Arthroscopic meniscal tear repair may not be enough: When a meniscal tear actually means total knee replacement.

Arthroscopic meniscal tear repair may not be enough: When a meniscal tear actually means total knee replacement. 1024 535 Best Practice Health TV

From our YouTube channel visitor:

“I tore my medial collateral ligament and medial meniscus. I had the steroid injection which lasted about a month. I then had three injections of hyaluronic acid. I’m 52 and active so I really do not want a knee replacement. One day last week I was carrying an IV pump, a bag of IV fluids, and another machine and I had a sudden sharp pain and felt like my knee gave out and I dropped everything.
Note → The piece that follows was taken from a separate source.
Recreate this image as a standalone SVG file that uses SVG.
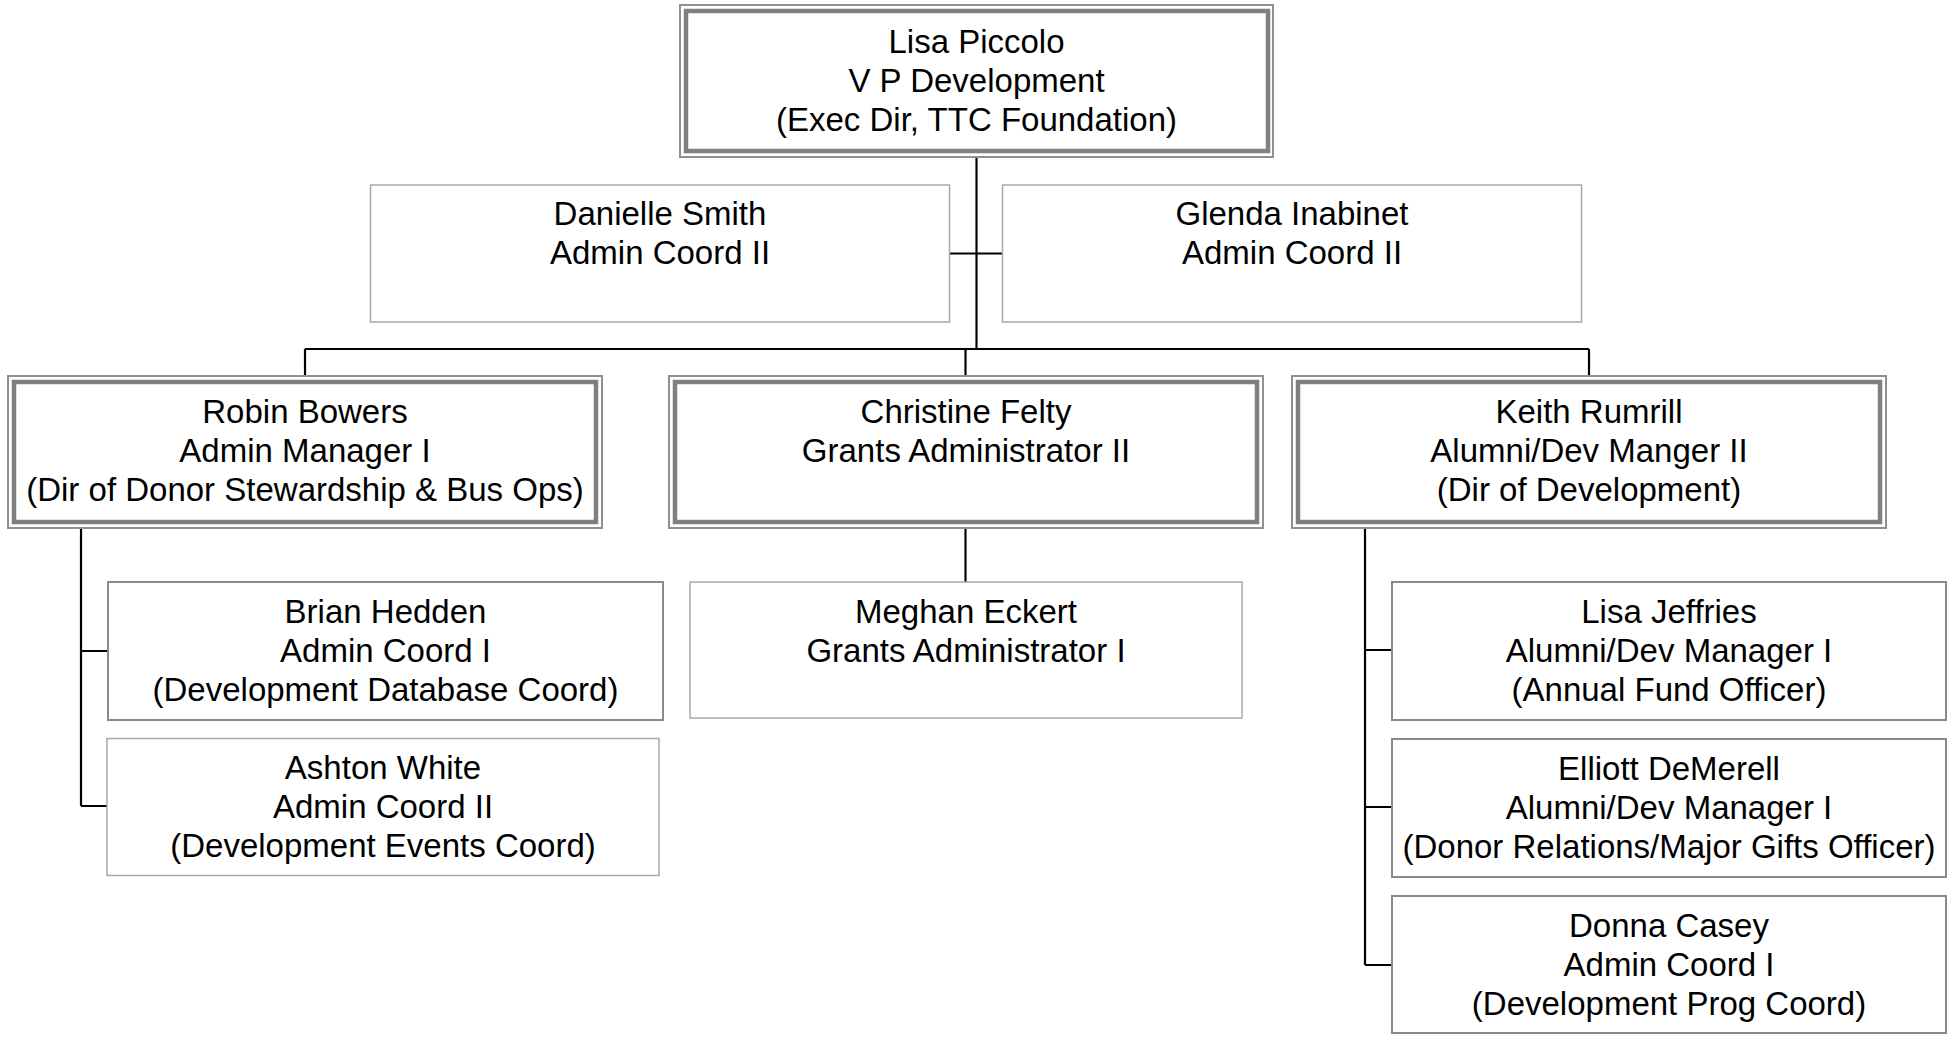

I’m trying to prepare my boat to go sailing around the world, so I need my knee to work without fail.”

Zonkers. That boat trip around the world sounds really good right now. But you are super smart to take care of your knee first. I’m glad you sent the comment because it sounds like you are on the wrong track.

You have severe knee pain after an industrial incident and a torn meniscus despite physical therapy, intra-articular steroid, hyaluronic acid, and stem cell injections. You mentioned MRI; however, in my mind that’s the wrong test to decide what you need to do next.

What you need is an x-ray. Radiologists use the Kellgren-Lawrence scale to rate arthritis from 1-4. If you are a 3 or a 4 then meniscectomy or even arthroscopic meniscal tear repair is not likely to get you back on the boat.

How to tell if you need a total knee replacement

I get that you don’t want a total knee replacement; however, you may need one. The are three reasons why total knee replacement is done:

  1. Severe knee pain in several episodes lasting longer than 3 months.
  2. Failed physical therapy, NSAIDs, and in your case steroid, HA, and stem cell injections.
  3. X-ray evidence of at least grade III arthritis.

Fifty-two is certainly not old, but these days no one is too young for total knee replacement surgery. The Australian Registry data shows the likelihood of your new knee failing over 20-years is less than 6%. And there is no sign yet the numbers won’t look similarly impressive in ten more years.

This has big implications for you because you are probably seeing the wrong knee doctor. Meniscal tears are best treated by board-certified orthopedic surgeons who specialize in sports medicine. What you need now is an orthopedic surgeon who specializes in joint replacement. What you want is a 5-star surgeon.

I’m sorry you’re dealing with all this right now. And this was not the advice you were looking for. I worked with nurses my whole career and they are amazing. But I don’t think even you are  going to be able to sail around this world without a new knee.